Blythe was an ardent supporter of abolition and by extension, would have opposed expansion of slavery into Kansas territory. In the present painting, he reveals the uncivilized nature of the Border Ruffians, their violent character, and their unrepentant desire to make Kansas open for slavery. Through the heartfelt presence of the enchained black boy in the background shadows, Blythe wants to make certain his viewers remember the ultimate cause of Kansas violence is slavery, while leaving no doubt as to who the perpetrators of bloodshed really are.

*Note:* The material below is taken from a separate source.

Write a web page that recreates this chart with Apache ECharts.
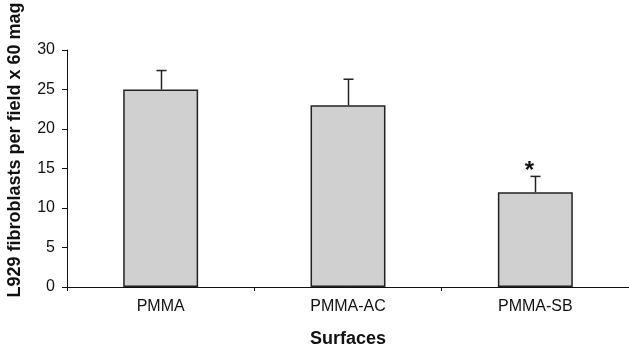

As Blythe's habits in political caricature were consistently topical, the present painting was likely painted soon after Atchison's demise, thus making it Blythe's earliest political caricatures, and echoing the artist's general discontent and lamentation over the country's corrupted and violent political state.
Kansas was finally admitted into the Union as a Free state in 1861, following Lincoln's visits in 1854 and 1859.